Write again exactly the lines in the listing below, starting at the line with "Rebuild this chart" and ending at the line with "oma_1 = [0.34, 0.35, 0.255, 0.138, 0.073]", both included. Pictures are not copied.

Lines of data:
====
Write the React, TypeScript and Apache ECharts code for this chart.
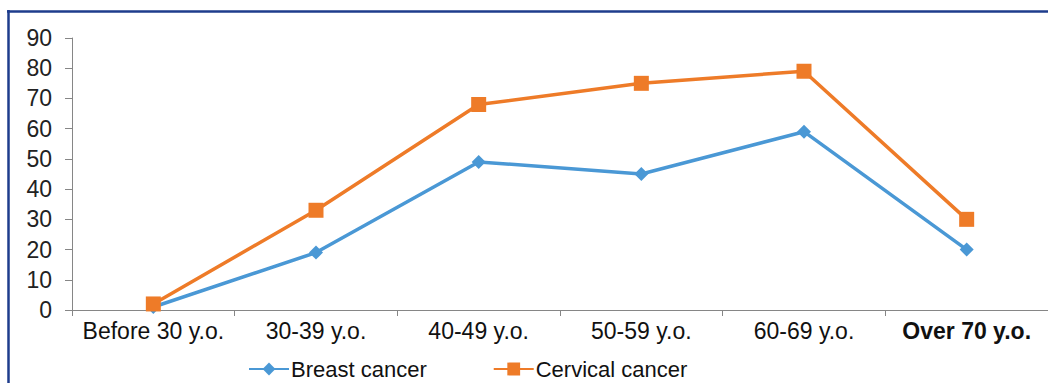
import React, { useEffect, useRef } from "react";
import * as echarts from "echarts";

const categories = ["Before 30 y.o.", "30-39 y.o.", "40-49 y.o.", "50-59 y.o.", "60-69 y.o.", "Over 70 y.o."];
const breastCancer = [1, 19, 49, 45, 59, 20];
const cervicalCancer = [2, 33, 68, 75, 79, 30];
const seriesNames = ["Breast cancer", "Cervical cancer"];

export default function App() {
  const ref = useRef<HTMLDivElement>(null);
  useEffect(() => {
    if (!ref.current) return;
    const chart = echarts.init(ref.current, undefined, { renderer: "svg" });
    const font = "'Liberation Sans', Arial, sans-serif";
    chart.setOption({
      animation: false,
      backgroundColor: "#ffffff",
      textStyle: { fontFamily: font },
      grid: { left: 72, right: 0, top: 38, bottom: 73, containLabel: false },
      legend: {
        data: seriesNames,
        left: 243,
        top: 353,
        itemWidth: 40,
        itemHeight: 16,
        itemGap: 66,
        textStyle: { fontSize: 22, color: "#111", fontFamily: font, padding: [0, 0, 0, -3] },
      },
      xAxis: {
        type: "category",
        data: categories,
        boundaryGap: true,
        axisLine: { lineStyle: { color: "#868686", width: 1 } },
        axisTick: { show: true, length: 6, lineStyle: { color: "#868686" } },
        axisLabel: {
          fontSize: 23,
          color: "#111",
          margin: 9,
          fontFamily: font,
          interval: 0,
          formatter: (v: string) => (v === "Over 70 y.o." ? "{b|" + v + "}" : v),
          rich: { b: { fontWeight: "bold", fontSize: 23, color: "#111", fontFamily: font } },
        },
        splitLine: { show: false },
      },
      yAxis: {
        type: "value",
        min: 0,
        max: 90,
        interval: 10,
        axisLine: { show: true, lineStyle: { color: "#868686", width: 1 } },
        axisTick: { show: true, length: 7, lineStyle: { color: "#868686" } },
        axisLabel: { fontSize: 23, color: "#222", margin: 20, fontFamily: font },
        splitLine: { show: false },
      },
      series: [
        {
          name: seriesNames[0],
          type: "line",
          data: breastCancer,
          symbol: "diamond",
          symbolSize: 14,
          lineStyle: { color: "#4A98D5", width: 3.5 },
          itemStyle: { color: "#4A98D5" },
        },
        {
          name: seriesNames[1],
          type: "line",
          data: cervicalCancer,
          symbol: "rect",
          symbolSize: 15,
          lineStyle: { color: "#EE7B28", width: 3.5 },
          itemStyle: { color: "#EE7B28" },
        },
      ],
      graphic: [
        { type: "line", shape: { x1: 7, y1: 11.5, x2: 1048, y2: 11.5 }, style: { stroke: "#1E3C8C", lineWidth: 2.5 } },
        { type: "line", shape: { x1: 8.5, y1: 10, x2: 8.5, y2: 383 }, style: { stroke: "#1E3C8C", lineWidth: 2.5 } },
      ],
    });
    return () => chart.dispose();
  }, []);
  return <div ref={ref} style={{ position: "fixed", left: 0, top: 0, width: 1048, height: 383 }} />;
}
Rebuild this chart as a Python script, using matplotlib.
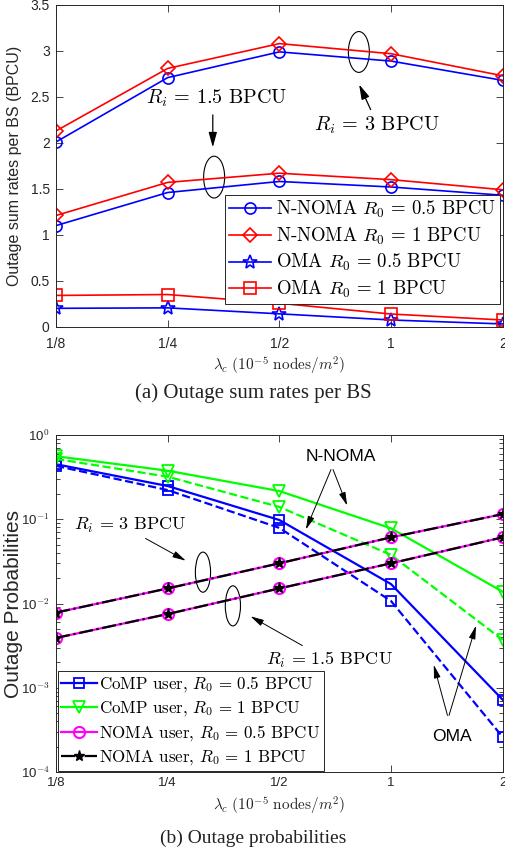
import numpy as np
import matplotlib
matplotlib.use('Agg')
import matplotlib.pyplot as plt
from matplotlib.patches import Ellipse

plt.rcParams['mathtext.fontset'] = 'cm'
plt.rcParams['font.family'] = ['Liberation Sans', 'DejaVu Sans']

lam = [0.125, 0.25, 0.5, 1, 2]
lam_labels = ['1/8', '1/4', '1/2', '1', '2']

# (a) outage sum rates per BS
nnoma_05_hi = [2.01, 2.71, 2.99, 2.89, 2.68]
nnoma_1_hi = [2.13, 2.81, 3.08, 2.97, 2.73]
nnoma_05_lo = [1.10, 1.46, 1.58, 1.52, 1.43]
nnoma_1_lo = [1.21, 1.57, 1.67, 1.60, 1.49]
oma_05 = [0.20, 0.205, 0.14, 0.073, 0.03]
oma_1 = [0.34, 0.35, 0.255, 0.138, 0.073]

# (b) outage probabilities
comp_05 = [0.45, 0.248, 0.098, 0.017, 0.00072]
comp_1 = [0.56, 0.377, 0.216, 0.078, 0.0138]
comp_05_oma = [0.43, 0.222, 0.079, 0.0107, 0.00026]
comp_1_oma = [0.52, 0.32, 0.14, 0.0377, 0.0037]
noma_ri3 = [0.0078, 0.0151, 0.030, 0.061, 0.115]
noma_ri15 = [0.0039, 0.0075, 0.0151, 0.030, 0.061]

cm_font = ['cmr10', 'DejaVu Serif']
gray = '#262626'

fig = plt.figure(figsize=(5.06, 8.52), dpi=100)
ax1 = fig.add_axes([56/506, 1-326.7/852, 446.7/506, 321.7/852])
ax2 = fig.add_axes([56/506, 1-772/852, 446.7/506, 337/852])

def style(ax, fs, xpad, ypad):
    ax.set_xscale('log', base=2)
    ax.set_xlim(0.125, 2)
    ax.set_xticks(lam)
    ax.set_xticklabels(lam_labels)
    ax.xaxis.set_minor_locator(matplotlib.ticker.NullLocator())
    ax.tick_params(which='both', direction='in', top=True, right=True,
                   labelsize=fs, colors=gray, length=5, width=0.6)
    ax.tick_params(which='minor', length=3)
    ax.tick_params(axis='x', pad=xpad)
    ax.tick_params(axis='y', pad=ypad)
    for s in ax.spines.values():
        s.set_color(gray)
        s.set_linewidth(0.7)

# ---- top plot
lw = 1.2
ax1.plot(lam, nnoma_05_hi, 'b-o', lw=lw, ms=8, mfc='none', mew=1.2,
         label=r'N-NOMA $R_0\,=\,0.5$ BPCU')
ax1.plot(lam, nnoma_1_hi, 'r-D', lw=lw, ms=7, mfc='none', mew=1.2,
         label=r'N-NOMA $R_0\,=\,1$ BPCU')
ax1.plot(lam, nnoma_05_lo, 'b-o', lw=lw, ms=8, mfc='none', mew=1.2)
ax1.plot(lam, nnoma_1_lo, 'r-D', lw=lw, ms=7, mfc='none', mew=1.2)
ax1.plot(lam, oma_05, 'b-*', lw=lw, ms=10, mfc='none', mew=1.2,
         label=r'OMA $R_0\,=\,0.5$ BPCU')
ax1.plot(lam, oma_1, 'r-s', lw=lw, ms=8, mfc='none', mew=1.2,
         label=r'OMA $R_0\,=\,1$ BPCU')
style(ax1, 10, 7.5, 4.5)
ax1.set_ylim(0, 3.5)
ax1.set_yticks(np.arange(0, 3.51, 0.5))
ax1.set_yticklabels(['0', '0.5', '1', '1.5', '2', '2.5', '3', '3.5'])
ax1.set_ylabel('Outage sum rates per BS (BPCU)', fontsize=11.5, color=gray)
ax1.yaxis.set_label_coords(-0.076, 0.5)
ax1.set_xlabel(r'$\lambda_c\ (10^{-5}\ \mathrm{nodes}/m^2)$', fontsize=11, color=gray, labelpad=3)
leg = ax1.legend(loc='upper right', bbox_to_anchor=(0.993, 0.41), fancybox=False,
                 edgecolor=gray, framealpha=1, handlelength=2.25,
                 borderpad=0.2, labelspacing=0.3, handletextpad=0.25,
                 borderaxespad=0, prop={'family': cm_font, 'size': 13.5})
leg.get_frame().set_linewidth(0.7)

ax1.add_patch(Ellipse((0.678, 0.854), 0.047, 0.127, transform=ax1.transAxes,
                      fill=False, ec='k', lw=0.8))
ax1.add_patch(Ellipse((0.354, 0.465), 0.047, 0.13, transform=ax1.transAxes,
                      fill=False, ec='k', lw=0.8))
ax1.text(0.36, 0.711, r'$R_i\,=\,1.5$ BPCU', transform=ax1.transAxes, ha='center',
         va='center', fontsize=14.5, family=cm_font)
ax1.annotate('', xy=(0.351, 0.549), xytext=(0.351, 0.667), xycoords='axes fraction',
             arrowprops=dict(arrowstyle='-|>,head_length=0.9,head_width=0.25',
                             color='k', lw=0.9))
ax1.text(0.719, 0.627, r'$R_i\,=\,3$ BPCU', transform=ax1.transAxes, ha='center',
         va='center', fontsize=14.5, family=cm_font)
ax1.annotate('', xy=(0.676, 0.761), xytext=(0.707, 0.667), xycoords='axes fraction',
             arrowprops=dict(arrowstyle='-|>,head_length=0.9,head_width=0.25',
                             color='k', lw=0.9))

# ---- bottom plot
lw2 = 1.6
ax2.plot(lam, comp_05, 'b-s', lw=lw2, ms=7, mfc='none', mew=1.3,
         label=r'CoMP user, $R_0\,=\,0.5$ BPCU')
ax2.plot(lam, comp_1, '-v', color='#00ff00', lw=lw2, ms=8, mfc='none', mew=1.3,
         label=r'CoMP user, $R_0\,=\,1$ BPCU')
ax2.plot(lam, comp_05_oma, 'b--s', lw=lw2, ms=7, mfc='none', mew=1.3)
ax2.plot(lam, comp_1_oma, '--v', color='#00ff00', lw=lw2, ms=8, mfc='none', mew=1.3)
ax2.plot(lam, noma_ri3, '-o', color='#ff00ff', lw=lw2, ms=8, mfc='none', mew=1.5,
         label=r'NOMA user, $R_0\,=\,0.5$ BPCU')
ax2.plot(lam, noma_ri15, '-o', color='#ff00ff', lw=lw2, ms=8, mfc='none', mew=1.5)
ax2.plot(lam, noma_ri3, 'k-.', marker='*', lw=lw2, ms=8, mfc='k', mew=1,
         label=r'NOMA user, $R_0\,=\,1$ BPCU')
ax2.plot(lam, noma_ri15, 'k-.', marker='*', lw=lw2, ms=8, mfc='k', mew=1)
ax2.set_yscale('log')
style(ax2, 9.5, 3.5, 4.5)
ax2.set_ylim(1e-4, 1)
ax2.set_yticks([1e-4, 1e-3, 1e-2, 1e-1, 1])
ax2.set_yticklabels([r'10$^{-4}$', r'10$^{-3}$', r'10$^{-2}$', r'10$^{-1}$', r'10$^{0}$'])
ax2.set_ylabel('Outage Probabilities', fontsize=15, color=gray)
ax2.yaxis.set_label_coords(-0.074, 0.5)
ax2.set_xlabel(r'$\lambda_c\ (10^{-5}\ \mathrm{nodes}/m^2)$', fontsize=11, color=gray, labelpad=4)
leg2 = ax2.legend(loc='lower left', bbox_to_anchor=(0.004, 0.004), fancybox=False,
                  edgecolor=gray, framealpha=1, handlelength=2.1,
                  borderpad=0.2, labelspacing=0.3, handletextpad=0.15,
                  borderaxespad=0, prop={'family': cm_font, 'size': 12.2})
leg2.get_frame().set_linewidth(0.7)

ax2.text(0.638, 0.935, 'N-NOMA', transform=ax2.transAxes, ha='center', va='center',
         fontsize=12.6)
for end in [(0.557, 0.712), (0.654, 0.783)]:
    ax2.annotate('', xy=end, xytext=(0.618, 0.905), xycoords='axes fraction',
                 arrowprops=dict(arrowstyle='-|>,head_length=0.8,head_width=0.2',
                                 color='k', lw=0.7))
ax2.text(0.166, 0.733, r'$R_i\,=\,3$ BPCU', transform=ax2.transAxes, ha='center',
         va='center', fontsize=13, family=cm_font)
ax2.annotate('', xy=(0.296, 0.623), xytext=(0.195, 0.697), xycoords='axes fraction',
             arrowprops=dict(arrowstyle='-|>,head_length=0.8,head_width=0.2',
                             color='k', lw=0.7))
ax2.add_patch(Ellipse((0.329, 0.593), 0.034, 0.119, transform=ax2.transAxes,
                      fill=False, ec='k', lw=0.8))
ax2.add_patch(Ellipse((0.396, 0.493), 0.034, 0.119, transform=ax2.transAxes,
                      fill=False, ec='k', lw=0.8))
ax2.text(0.613, 0.332, r'$R_i\,=\,1.5$ BPCU', transform=ax2.transAxes, ha='center',
         va='center', fontsize=13, family=cm_font)
ax2.annotate('', xy=(0.430, 0.466), xytext=(0.557, 0.371), xycoords='axes fraction',
             arrowprops=dict(arrowstyle='-|>,head_length=0.8,head_width=0.2',
                             color='k', lw=0.7))
ax2.text(0.886, 0.104, 'OMA', transform=ax2.transAxes, ha='center', va='center',
         fontsize=12.6)
for end in [(0.844, 0.326), (0.942, 0.442)]:
    ax2.annotate('', xy=end, xytext=(0.878, 0.160), xycoords='axes fraction',
                 arrowprops=dict(arrowstyle='-|>,head_length=0.8,head_width=0.2',
                                 color='k', lw=0.7))

fig.text(0.5, 1-393/852, '(a) Outage sum rates per BS', ha='center', va='center',
         fontsize=15, family='Liberation Serif', color='#222222')
fig.text(0.5, 1-838/852, '(b) Outage probabilities', ha='center', va='center',
         fontsize=14, family='Liberation Serif', color='#222222')

fig.savefig('out.png', dpi=100)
====
• [SOLUTION FOR THIS PROBLEM]:
Rebuild this chart as a Python script, using matplotlib.
import numpy as np
import matplotlib
matplotlib.use('Agg')
import matplotlib.pyplot as plt
from matplotlib.patches import Ellipse

plt.rcParams['mathtext.fontset'] = 'cm'
plt.rcParams['font.family'] = ['Liberation Sans', 'DejaVu Sans']

lam = [0.125, 0.25, 0.5, 1, 2]
lam_labels = ['1/8', '1/4', '1/2', '1', '2']

# (a) outage sum rates per BS
nnoma_05_hi = [2.01, 2.71, 2.99, 2.89, 2.68]
nnoma_1_hi = [2.13, 2.81, 3.08, 2.97, 2.73]
nnoma_05_lo = [1.10, 1.46, 1.58, 1.52, 1.43]
nnoma_1_lo = [1.21, 1.57, 1.67, 1.60, 1.49]
oma_05 = [0.20, 0.205, 0.14, 0.073, 0.03]
oma_1 = [0.34, 0.35, 0.255, 0.138, 0.073]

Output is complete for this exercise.